Bangsa “end-user” yang gagal “move on”



Rabu, 20 September 2017, sinar mentari menyapaku dengan hangat. Rutinitasku sebagai seorang mahasiswa membuatku terperangkap dalam perasaan “déjà vu” berkepanjangan. Kucari “simon”, teriak sana-sini hingga suaraku mengusik telinga kanan sang kakek,

“Oi” teriaknya pelan tapi kasar, “man,mon,man,mon, siapa lagi tuh?

motor gue beh,

“mana bisa nyahut somplak, lu kira transformer?”

Tek, sontak ingatanku flash back 10 tahun silam, 28 Juni 2007, saat The Transformer pertama kali rilis dalam bentuk real 3D. Kutatap simon dengan penuh harap-harap cemas sambil bergumam dalam hati, “apakah mungkin dia bisa bertransformasi menjadi robot?”
kapan bangsaku bisa berjalan sama tinggi, duduk sama rendah dengan bangsa lain khususnya dalam hal inovasi?

pertanyaan yang mungkin bagi sebagian orang menganggap itu adalah mimpi di siang bolong. Iya, selamanya akan menjadi mimpi bagi mereka yang hanya bermimpi namun lupa bangun untuk mewujudkannya, namun sebuah keniscayaan bagi mereka yang pandai berkolaborasi dengan inovasi.
Sekilas cuplikan cerita tadi hanyalah sebuah anekdot yang tak perlu diulas lebih lanjut, namun belakangan otak ini agak sedikit kritis untuk merespon dan akhirnya memberi rangsangan ke jemari ini untuk kembali menari di atas keyboard, menuliskan sebuah kesimpulan bahwa bukankah begitu potret bangsa kita saat ini? bangsa yang konsumtif namun kaku dalam hal produktivitas, bangsa yang getol menyuarakan semangat berinovasi  namun karya yang lahir dari tangan anak bangsa sepi apresiasi, bangsa yang hanya bisa bermimpi namun lupa bangun untuk mewujudkannya? bangsa yang hanya puas berprofesi sebagai end-user tanpa mau meng-upgrade kualitas diri menjadi produsen? Bangsa Indonesia gagal move on dari profesi  sebagai end-user. Namun, “bukan Bangsa Indonesia namanya jika terus tunduk menahan malu, angkat wajahmu, rapatkan barisan, singsingkan lengan bajumu, sejarah menuliskan bahwa ada sosok yang sangat dihormati di Jerman sana, dan di dalam tubuhnya mengalir darah yang sama dengan darah kita, dialah Bacharuddin Jusuf habibie”. Begitulah semangat yang coba kubangun, bergumam di dalam hati, di tengah badai perasaan putus asa terhadap bangsa ini.

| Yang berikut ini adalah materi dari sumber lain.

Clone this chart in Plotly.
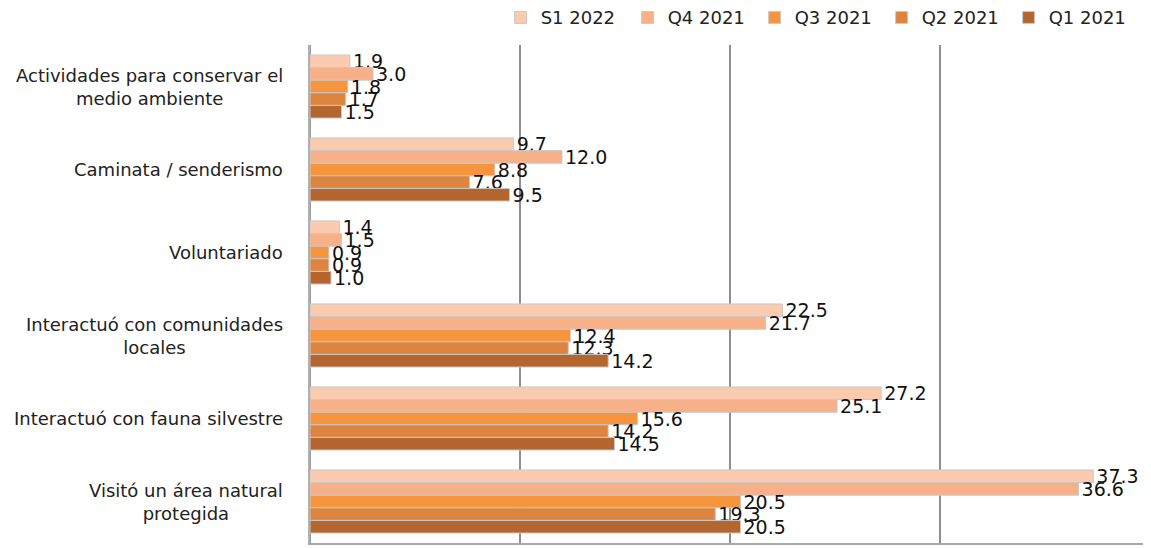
import plotly.graph_objects as go

categories = ["Actividades para conservar el<br>medio ambiente", "Caminata / senderismo", "Voluntariado",
              "Interactuó con comunidades<br>locales", "Interactuó con fauna silvestre",
              "Visitó un área natural<br>protegida"]
series_names = ["S1 2022", "Q4 2021", "Q3 2021", "Q2 2021", "Q1 2021"]
s1_2022 = [1.9, 9.7, 1.4, 22.5, 27.2, 37.3]
q4_2021 = [3.0, 12.0, 1.5, 21.7, 25.1, 36.6]
q3_2021 = [1.8, 8.8, 0.9, 12.4, 15.6, 20.5]
q2_2021 = [1.7, 7.6, 0.9, 12.3, 14.2, 19.3]
q1_2021 = [1.5, 9.5, 1.0, 14.2, 14.5, 20.5]
values = [s1_2022, q4_2021, q3_2021, q2_2021, q1_2021]
colors = ["#FBCBB0", "#F8B088", "#F7953F", "#DD843E", "#B5652E"]

FONT = "DejaVu Sans, Noto Sans, sans-serif"

fig = go.Figure()
for name, vals, col in zip(series_names, values, colors):
    fig.add_trace(go.Bar(
        y=categories, x=vals, name=name, orientation="h",
        marker=dict(color=col, line=dict(color="#C9C9C9", width=1)),
        text=[f"{v:.1f}" for v in vals], textposition="outside",
        constraintext="none",
        textfont=dict(size=19, color="#111111", family=FONT), cliponaxis=False,
    ))

for cat in categories:
    fig.add_annotation(x=0, xref="paper", y=cat, yref="y", text=cat,
                       xanchor="right", xshift=-25, align="center", showarrow=False,
                       font=dict(size=18, color="#222222", family=FONT))

fig.update_layout(
    width=1143, height=540,
    barmode="group", bargap=0.24, bargroupgap=0,
    plot_bgcolor="white", paper_bgcolor="white",
    font=dict(family=FONT, size=16, color="#222222"),
    margin=dict(l=302, r=1, t=37, b=5, autoexpand=False),
    legend=dict(orientation="h", xref="container", yref="container",
                x=0.431, y=0.982, yanchor="middle", xanchor="left",
                font=dict(size=18, family=FONT), itemwidth=30, traceorder="normal",
                entrywidth=82, entrywidthmode="pixels"),
    xaxis=dict(range=[0, 40], dtick=10, showticklabels=False, showgrid=True,
               gridcolor="#8E8E8E", gridwidth=2, zeroline=True, zerolinecolor="#9A9A9A",
               zerolinewidth=2, showline=True, linecolor="#A8A8A8", linewidth=2,
               automargin=False),
    yaxis=dict(autorange="reversed", showgrid=False, ticks="", showticklabels=False,
               showline=True, linecolor="#B0B0B0", linewidth=2, automargin=False),
)
fig.write_html("out.html")
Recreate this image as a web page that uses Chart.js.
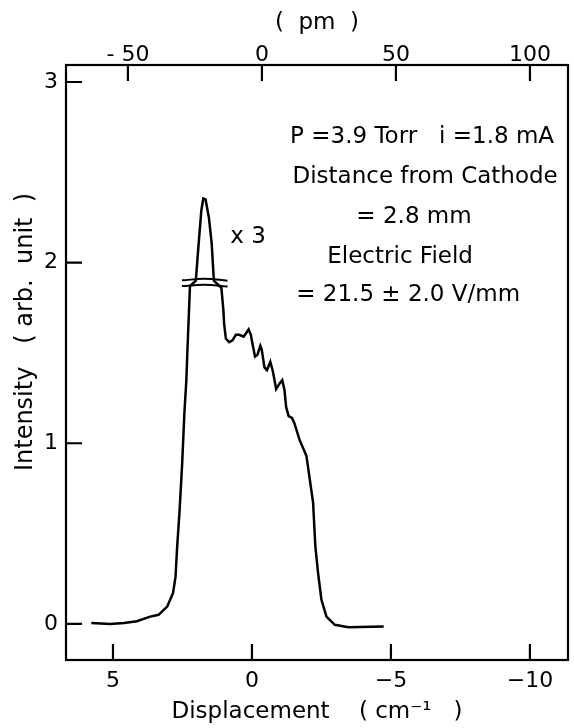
<!DOCTYPE html>
<html>
<head>
<meta charset="utf-8">
<script src="https://cdn.jsdelivr.net/npm/chart.js@4.4.0/dist/chart.umd.min.js"></script>
<style>
  html, body { margin: 0; padding: 0; background: #fff; }
</style>
</head>
<body>
<canvas id="profile" width="574" height="728"></canvas>
<script>
// trace: displacement (cm^-1) vs intensity (arb. unit)
const displacement = [5.78, 5.1, 4.6, 4.14, 3.66, 3.36, 3.05, 2.84, 2.75, 2.69, 2.61, 2.51, 2.43, 2.36, 2.32, 2.23,
  2.02, 1.9, 1.82, 1.75, 1.67, 1.55, 1.45, 1.37,
  1.1, 1.03, 1.0, 0.94, 0.82, 0.7, 0.58, 0.46, 0.3, 0.12, 0.04, -0.02, -0.11, -0.2, -0.3, -0.35, -0.45, -0.54,
  -0.66, -0.75, -0.87, -0.99, -1.09, -1.17, -1.23, -1.32, -1.44, -1.53, -1.71, -1.96, -2.08, -2.2, -2.28, -2.38,
  -2.5, -2.68, -2.98, -3.47, -4.74];
const intensity = [0.005, 0.0, 0.005, 0.015, 0.04, 0.05, 0.096, 0.17, 0.26, 0.43, 0.61, 0.89, 1.17, 1.35, 1.52, 1.87,
  1.9, 2.14, 2.29, 2.355, 2.35, 2.25, 2.11, 1.9,
  1.86, 1.74, 1.66, 1.58, 1.56, 1.57, 1.6, 1.6, 1.59, 1.63, 1.6, 1.55, 1.48, 1.49, 1.54, 1.52, 1.42, 1.405,
  1.45, 1.4, 1.3, 1.33, 1.35, 1.295, 1.2, 1.15, 1.14, 1.11, 1.02, 0.93, 0.8, 0.67, 0.43, 0.28,
  0.133, 0.04, -0.005, -0.018, -0.015];

// break mark under the x3 peak
const breakX = [2.52, 1.7, 0.88];
const breakUpper = [1.902, 1.91, 1.9];
const breakLower = [1.87, 1.878, 1.868];

const xTicks = [5, 0, -5, -10];
const pmTicks = [-50, 0, 50, 100];
const yTicks = [0, 1, 2, 3];

const notes = [
  { text: "P =3.9 Torr   i =1.8 mA", x: -6.12, y: 2.695 },
  { text: "Distance from Cathode", x: -6.23, y: 2.474 },
  { text: "= 2.8 mm", x: -5.83, y: 2.252 },
  { text: "Electric Field", x: -5.33, y: 2.031 },
  { text: "= 21.5 ± 2.0 V/mm", x: -5.62, y: 1.821 },
  { text: "x 3", x: 0.14, y: 2.142 }
];

const FONT = '"DejaVu Sans", sans-serif';
const pts = (xs, ys) => xs.map((x, i) => ({ x: x, y: ys[i] }));

const frameAndTicks = {
  id: "frameAndTicks",
  afterDraw(chart) {
    const { ctx, chartArea: a, scales } = chart;
    ctx.save();
    ctx.strokeStyle = "#000";
    ctx.lineWidth = 2.2;
    ctx.strokeRect(a.left, a.top, a.right - a.left, a.bottom - a.top);
    ctx.beginPath();
    scales.x.ticks.forEach(t => {
      const px = scales.x.getPixelForValue(t.value);
      ctx.moveTo(px, a.bottom); ctx.lineTo(px, a.bottom - 16);
    });
    scales.x2.ticks.forEach(t => {
      const px = scales.x2.getPixelForValue(t.value);
      ctx.moveTo(px, a.top); ctx.lineTo(px, a.top + 16);
    });
    scales.y.ticks.forEach(t => {
      const py = scales.y.getPixelForValue(t.value);
      ctx.moveTo(a.left, py); ctx.lineTo(a.left + 16, py);
    });
    ctx.stroke();

    ctx.fillStyle = "#000";
    ctx.font = "23px " + FONT;
    ctx.textAlign = "center";
    ctx.textBaseline = "middle";
    notes.forEach(n => {
      ctx.fillText(n.text, scales.x.getPixelForValue(n.x), scales.y.getPixelForValue(n.y));
    });
    ctx.restore();
  }
};

const canvas = document.getElementById("profile");

new Chart(canvas, {
  type: "line",
  data: {
    datasets: [
      {
        data: pts(displacement, intensity),
        borderColor: "#000",
        borderWidth: 2.5,
        pointRadius: 0,
        tension: 0
      },
      {
        data: pts(breakX, breakUpper),
        borderColor: "#000",
        borderWidth: 2,
        pointRadius: 0,
        tension: 0.4
      },
      {
        data: pts(breakX, breakLower),
        borderColor: "#000",
        borderWidth: 2,
        pointRadius: 0,
        tension: 0.4
      }
    ]
  },
  options: {
    responsive: false,
    animation: false,
    layout: { padding: { right: 6 } },
    plugins: {
      legend: { display: false },
      tooltip: { enabled: false }
    },
    scales: {
      x: {
        type: "linear",
        position: "bottom",
        reverse: true,
        min: -11.37,
        max: 6.69,
        grid: { display: false, drawTicks: false },
        border: { display: false },
        afterBuildTicks: s => { s.ticks = xTicks.map(v => ({ value: v })); },
        afterFit: s => { s.height = 68; },
        ticks: {
          color: "#000",
          font: { family: FONT, size: 22 },
          padding: 8,
          maxRotation: 0,
          callback: v => (v < 0 ? "\u2212" + Math.abs(v) : String(v))
        },
        title: {
          display: true,
          text: "Displacement    ( cm\u207B\u00B9   )",
          color: "#000",
          font: { family: FONT, size: 23 },
          padding: { top: 0, bottom: 2 }
        }
      },
      x2: {
        type: "linear",
        position: "top",
        min: -73.1,
        max: 114.2,
        grid: { display: false, drawTicks: false },
        border: { display: false },
        afterBuildTicks: s => { s.ticks = pmTicks.map(v => ({ value: v })); },
        afterFit: s => { s.height = 65; },
        ticks: {
          color: "#000",
          font: { family: FONT, size: 22 },
          padding: -3,
          maxRotation: 0,
          callback: v => (v < 0 ? "- " + Math.abs(v) : String(v))
        },
        title: {
          display: true,
          text: "(  pm  )",
          color: "#000",
          font: { family: FONT, size: 23 },
          padding: { top: 9, bottom: 0 }
        }
      },
      y: {
        type: "linear",
        position: "left",
        min: -0.2,
        max: 3.094,
        grid: { display: false, drawTicks: false },
        border: { display: false },
        afterBuildTicks: s => { s.ticks = yTicks.map(v => ({ value: v })); },
        afterFit: s => { s.width = 66; },
        ticks: {
          color: "#000",
          font: { family: FONT, size: 22 },
          padding: 8
        },
        title: {
          display: true,
          text: "        Intensity   ( arb.  unit  )",
          color: "#000",
          font: { family: FONT, size: 24 },
          padding: { top: 11, bottom: 0 }
        }
      }
    }
  },
  plugins: [frameAndTicks]
});
</script>
</body>
</html>
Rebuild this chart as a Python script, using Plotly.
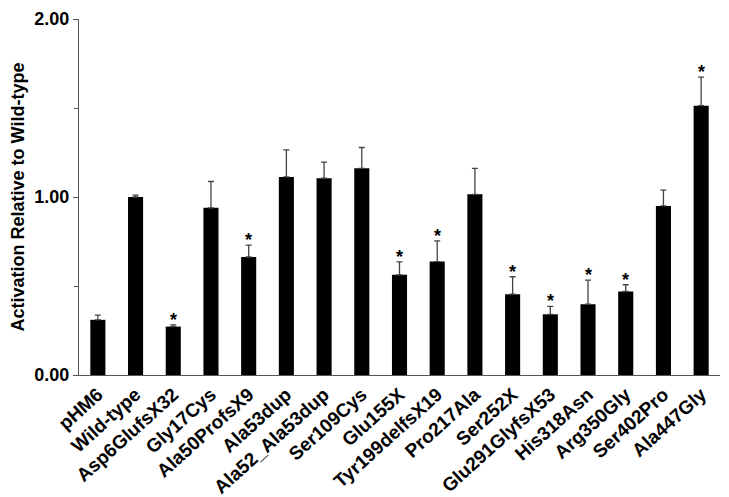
import plotly.graph_objects as go

categories = ["pHM6", "Wild-type", "Asp6GlufsX32", "Gly17Cys", "Ala50ProfsX9", "Ala53dup",
              "Ala52_Ala53dup", "Ser109Cys", "Glu155X", "Tyr199delfsX19", "Pro217Ala",
              "Ser252X", "Glu291GlyfsX53", "His318Asn", "Arg350Gly", "Ser402Pro", "Ala447Gly"]
values = [0.31, 1.00, 0.272, 0.939, 0.663, 1.113, 1.106, 1.161, 0.563, 0.637, 1.015,
          0.454, 0.341, 0.398, 0.469, 0.95, 1.513]
errors = [0.026, 0.011, 0.01, 0.148, 0.067, 0.152, 0.09, 0.117, 0.072, 0.117, 0.146,
          0.098, 0.044, 0.135, 0.038, 0.089, 0.161]
significant = [False, False, True, False, True, False, False, False, True, True, False,
               True, True, True, True, False, True]
y_tick_vals = [0, 1, 2]
y_tick_text = ["0.00", "1.00", "2.00"]

font_family = "Arial, Liberation Sans, sans-serif"

fig = go.Figure()
fig.add_trace(go.Bar(
    x=categories, y=values, width=0.4,
    marker=dict(color="black", line=dict(width=0)),
    error_y=dict(type="data", symmetric=False, array=errors,
                 arrayminus=[0] * len(errors), color="#444444", thickness=1.3, width=3),
))

for c, v, e, s in zip(categories, values, errors, significant):
    if s:
        fig.add_annotation(x=c, y=v + e, text="*", showarrow=False, yanchor="bottom",
                           yshift=-7, font=dict(family=font_family, size=18, color="black",
                                                weight="bold"))

# page body has an 8px default margin, so the figure is 8px smaller and margins shifted
fig.update_layout(
    width=721, height=489,
    margin=dict(l=71, r=9, t=11, b=122),
    plot_bgcolor="white", paper_bgcolor="white",
    showlegend=False,
    font=dict(family=font_family, color="black"),
    xaxis=dict(
        range=[-0.5, 16.5], tickangle=-42, showline=True, linecolor="#555555", linewidth=1.2,
        ticks="", automargin=False, ticklabeloverflow="allow",
        tickfont=dict(family=font_family, size=19, color="black", weight="bold"),
        showgrid=False,
    ),
    yaxis=dict(
        range=[0, 2], tickvals=y_tick_vals, ticktext=y_tick_text, showline=True,
        linecolor="#555555", linewidth=1.2, ticks="outside", ticklen=5, tickcolor="#555555",
        automargin=False, ticklabeloverflow="allow",
        tickfont=dict(family=font_family, size=18, color="black", weight="bold"),
        minor=dict(tickvals=[0.5, 1.5], ticks="outside", ticklen=4, tickcolor="#555555"),
        showgrid=False, zeroline=False,
        title=dict(text="Activation Relative to Wild-type", standoff=14,
                   font=dict(family=font_family, size=18, color="black", weight="bold")),
    ),
)

fig.write_html("out.html")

Mr. Crack, julukan yang melekat pada diri mantan presiden ketiga Indonesia ini berawal dari rumus temuannya yang dapat menghitung crack progression sampai skala atom material kontruksi pesawat terbang, rumus ini ia namakan “ Faktor habibie”. Seperti biasa, sepi apresiasi kembali terjadi ketika sang maestro pesawat terbang ini kembali ke Tanah Air untuk mengembangkan industri kedirgantaraan Indonesia. Hal itu tercermin dari kutipan percakapan beliau dengan Presiden Soeharto kala itu. “ Saya bilang ke Presiden, kasih saya uang 500 juta Dollar dan N250 akan menjadi peswat yang terhebat yang mengalahkan ATR, Bombardier, Dornier, dll dan kita tak perlu tergantung dengan Negara manapun. Tapi keputusan telah diambil dan para karyawan IPTN yang berjumlah 16 ribu harus mengais rejeki di negeri orang dan gilanya lagi, kita yang beli pesawat dari Negara mereka “, dikutip dari biografi B.J. Habibie.


Namun setidaknya kita masih bisa berbangga, karena Indonesia memliki Habibie dan akan lahir Habibie-Habibie selanjutnya yang akan menggulung tikar-tikar kebuntuan dan logika sesat pikir para pemangku jabatan bangsa ini, kemudian menghamparkan permadani-permadani intelektual yang penuh dengan inovasi, sehingga mengangkat derajat bangsa ini dari julukan end-user menjadi bangsa yang produktif. Tidak apa kita mundur selangkah, tapi jadikan sebagai ancang-ancang untuk melompat 1000 langkah kedepan. Saatnya Indonesia move on!